Même si tous les titres sont sources de poussée de tension, certains font toujours l’effet d’un gros punch dans les dents comme Don’t Look Back Into The Sun ou What Became Of The Likely Lads, Pour le bouquet final, c’est d’abord John qui revient sur scène le premier. Il murmure un « bonsoir » avant de distribuer de l’eau au premier rang tel un bon samaritain. Les trois autres suivent bras dessus bras dessous sans se presser. Up The Bracket et What A Waster explosent le parterre et font trembler les gradins. Get Along, la chanson de fin chez The Libertines, se s’achève dans un joyeux bordel avec Pete sautant sur le dos de Carl provoquant sa chute, Garry s’empare du micro pour faire chanter la foule et John salue timidement d’un geste de la main.
Incroyable. Le groupe reste fidèle à lui-même après toutes ces années. Le jeu de scène, les petites impro même si on en veut toujours plus et surtout la sincérité et l’éclate qu’ils ressentent à jouer ensemble.

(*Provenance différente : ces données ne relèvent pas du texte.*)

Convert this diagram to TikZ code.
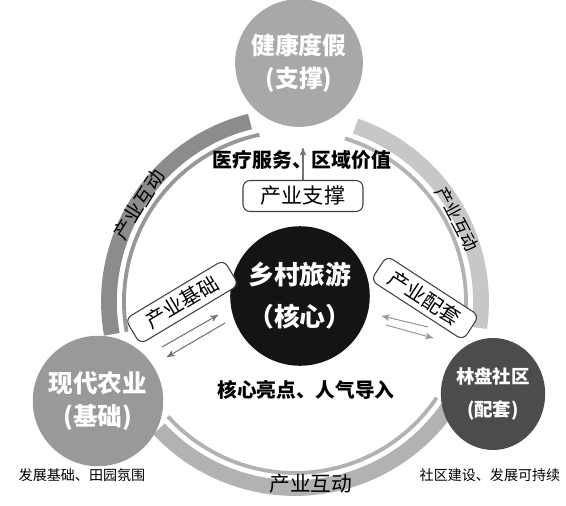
\documentclass[tikz,border=0pt]{standalone}
\usepackage{fontspec}
\setmainfont{Noto Sans CJK SC}
\usepackage{tikz}
\usetikzlibrary{calc,arrows,shapes.geometric}

\definecolor{healthgray}{gray}{0.66}
\definecolor{farmgray}{gray}{0.60}
\definecolor{forestgray}{gray}{0.30}
\definecolor{leftband}{gray}{0.55}
\definecolor{rightband}{gray}{0.78}
\definecolor{bottomband}{gray}{0.70}

\begin{document}
\begin{tikzpicture}[
        x=0.02cm, y=0.02cm,
        band/.style={line width=9pt},
        ring line/.style={line width=2.2pt},
        flow/.style={->, >=stealth', color=black!55, line width=0.6pt},
        hub/.style={circle, fill=black!92, text=white, minimum size=2.36cm,
          align=center, font={\fontsize{14.7}{24}\selectfont\bfseries}},
        pole/.style={circle, text=white, align=center,
          font={\fontsize{13.6}{18.7}\selectfont\bfseries}},
        tagbox/.style={draw=black!75, fill=white, rounded corners=4pt,
          line width=0.6pt, inner sep=3pt, font={\fontsize{12}{14}\selectfont}},
        band label/.style={font={\fontsize{11}{13}\selectfont}},
        bold label/.style={font={\fontsize{11.3}{13}\selectfont\bfseries}},
        note/.style={font={\fontsize{8}{10}\selectfont}},
        every node/.style={color=black,}
      ]
      \useasboundingbox (0,0) rectangle (566,505);
      \coordinate (ring) at (295,203);

      \draw[band, leftband] ([shift={(ring)}]104:186) arc (104:190:186);
      \draw[ring line, leftband!90] ([shift={(ring)}]102:171) arc (102:190:171);
      \draw[band, rightband] ([shift={(ring)}]71:186) arc (71:-8:186);
      \draw[ring line, rightband!90!black] ([shift={(ring)}]73:171) arc (73:-10:171);
      \draw[band, bottomband] ([shift={(ring)}]223:186) arc (223:325:186);
      \draw[ring line, bottomband] ([shift={(ring)}]222:171) arc (222:326:171);

      \node[band label, rotate=58] (linkleft) at ($(ring)+(148:184)$) {产业互动};
      \node[band label, rotate=-62, font={\fontsize{10}{12}\selectfont}] (linkright) at ($(ring)+(27:182)$) {产业互动};
      \node[band label, font={\fontsize{11.8}{13}\selectfont}] (linkbottom) at ($(ring)+(-85:182)$) {产业互动};

      \node[pole, fill=healthgray, minimum size=2.28cm] (health) at (299,442) {健康度假\\(支撑)};
      \node[pole, fill=farmgray, minimum size=2.2cm, font={\fontsize{14}{18.7}\selectfont\bfseries}] (farm) at (98,104) {现代农业\\(基础)};
      \node[pole, ellipse, fill=forestgray, minimum width=1.6cm, minimum height=2.24cm,
        inner sep=0pt, font={\fontsize{10.5}{19}\selectfont\bfseries}] (forest) at (493,111) {林盘社区\\(配套)};
      \node[hub] (core) at (300,209) {乡村旅游\\（核心）};

      \node[bold label] (healthtext) at (302,345) {医疗服务、区域价值};
      \node[tagbox, minimum width=2.4cm, minimum height=0.62cm] (support) at (303,309) {产业支撑};
      \coordinate (supporttip) at (303,357);
      \draw[flow] (support.north) -- (supporttip);

      \node[tagbox, rotate=31, minimum width=2.3cm, minimum height=0.5cm, font={\fontsize{11.5}{13}\selectfont}] (base) at (182,203) {产业基础};
      \coordinate (baseinA) at (162,158);
      \coordinate (baseinB) at (218,190);
      \coordinate (baseoutA) at (225,182);
      \coordinate (baseoutB) at (167,148);
      \draw[flow] (baseinA) -- (baseinB);
      \draw[flow] (baseoutA) -- (baseoutB);

      \node[tagbox, rotate=-33, minimum width=2.2cm, minimum height=0.5cm, font={\fontsize{11.5}{13}\selectfont}] (match) at (425,207) {产业配套};
      \coordinate (matchinA) at (428,178);
      \coordinate (matchinB) at (382,189);
      \coordinate (matchoutA) at (386,180);
      \coordinate (matchoutB) at (433,167);
      \draw[flow, color=black!40] (matchinA) -- (matchinB);
      \draw[flow, color=black!40] (matchoutA) -- (matchoutB);

      \node[bold label, font={\fontsize{11.2}{13}\selectfont\bfseries}] (highlight) at (306,115) {核心亮点、人气导入};
      \node[note] (farmnote) at (82,30) {发展基础、田园氛围};
      \node[note] (forestnote) at (490,30) {社区建设、发展可持续};
      \end{tikzpicture}
\end{document}
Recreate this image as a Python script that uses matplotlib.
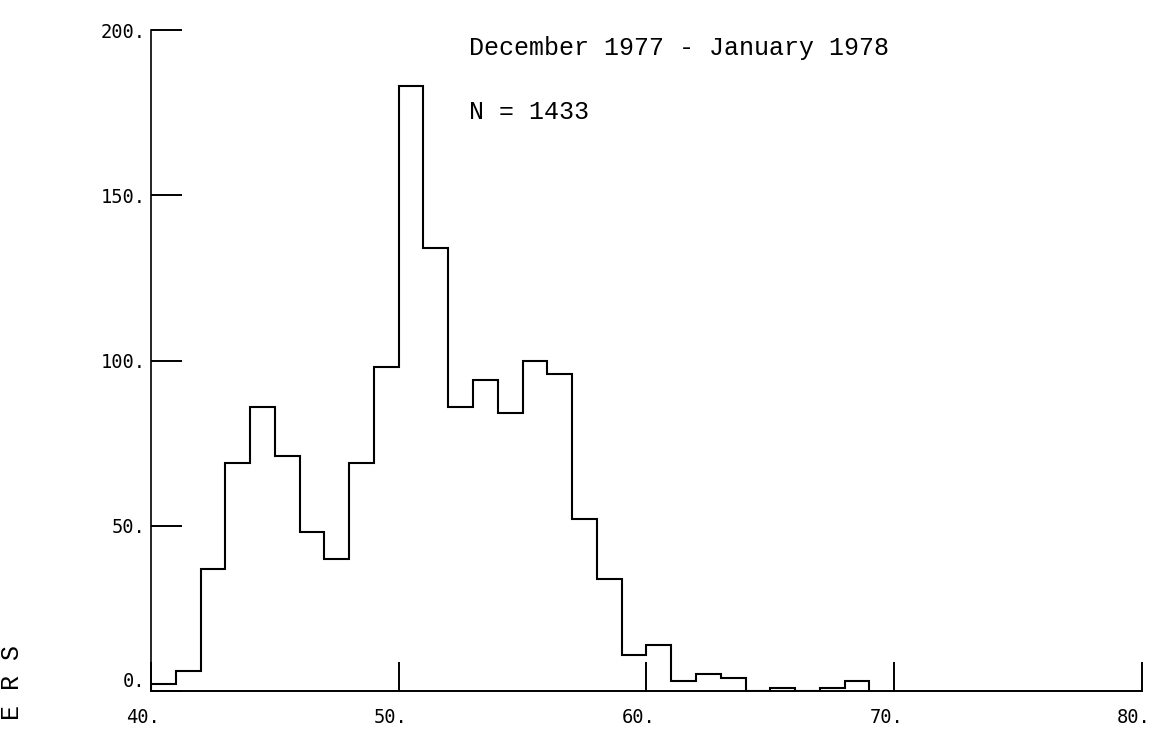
import numpy as np
import matplotlib
matplotlib.use("Agg")
import matplotlib.pyplot as plt
from matplotlib.transforms import ScaledTranslation

# Histogram data, one bin per unit from 40 to 69
bin_edges = np.arange(40, 70, 1)
counts = [2, 6, 37, 69, 86, 71, 48, 40, 69, 98,
          183, 134, 86, 94, 84, 100, 96, 52, 34, 11,
          14, 3, 5, 4, 0, 1, 0, 1, 3]

x_ticks = [40, 50, 60, 70, 80]
x_labels = ["40.", "50.", "60.", "70.", "80."]
y_ticks = [0, 50, 100, 150, 200]
y_labels = ["0.", "50.", "100.", "150.", "200."]

title_text = "December 1977 - January 1978"
n_text = "N = 1433"
ylabel_tail = "E R S"

fig = plt.figure(figsize=(11.55, 7.29), dpi=100)
ax = fig.add_axes([0.1307, 0.0521, 0.8580, 0.9067])

ax.stairs(counts, bin_edges, baseline=0, color="black", linewidth=1.5)

ax.set_xlim(40, 80)
ax.set_ylim(0, 200)
ax.spines["top"].set_visible(False)
ax.spines["right"].set_visible(False)
ax.spines["left"].set_linewidth(1.2)
ax.spines["bottom"].set_linewidth(1.4)

ax.set_xticks(x_ticks)
ax.set_xticklabels(x_labels)
ax.set_yticks(y_ticks)
ax.set_yticklabels(y_labels)
ax.tick_params(axis="x", direction="in", length=21, width=1.4, pad=12)
ax.tick_params(axis="y", direction="in", length=22, width=1.4, pad=4)
for lab in ax.get_xticklabels() + ax.get_yticklabels():
    lab.set_fontfamily("DejaVu Sans Mono")
    lab.set_fontsize(13.5)
# x labels sit a little left of their ticks, as on the plotter output
shift = ScaledTranslation(-8 / 100, 0, fig.dpi_scale_trans)
for lab in ax.get_xticklabels():
    lab.set_transform(lab.get_transform() + shift)
ax.get_yticklabels()[0].set_verticalalignment("bottom")

ax.text(0.3213, 0.9728, title_text, transform=ax.transAxes,
        family="Liberation Mono", fontsize=18, va="center", ha="left")
ax.text(0.3213, 0.876, n_text, transform=ax.transAxes,
        family="Liberation Mono", fontsize=18, va="center", ha="left")

fig.text(12 / 1155, 1 - 683 / 729, ylabel_tail, rotation=90,
         family="Liberation Mono", fontsize=18, va="center", ha="center")

fig.savefig("out.png", dpi=100)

On se rend compte que ces textes écrits dix ans auparavant étaient prémonitoires et prennent aujourd’hui plus de sens encore. Certes, Pete et Carl ne plongent plus dans la fosse et ne pètent plus ni micro ni guitare, mais on se conforte avec le fait qu’ils soient toujours aussi fou-fous et fusionnels. Il y a certainement moins de folie et de spontanéité mais ils restent d’excellents musiciens et déchainent toujours autant les foules. Espérons qu’ils ont remis la machine en marche pour de bon et seront encore capables de produire des albums aussi parfaits que leurs deux premiers.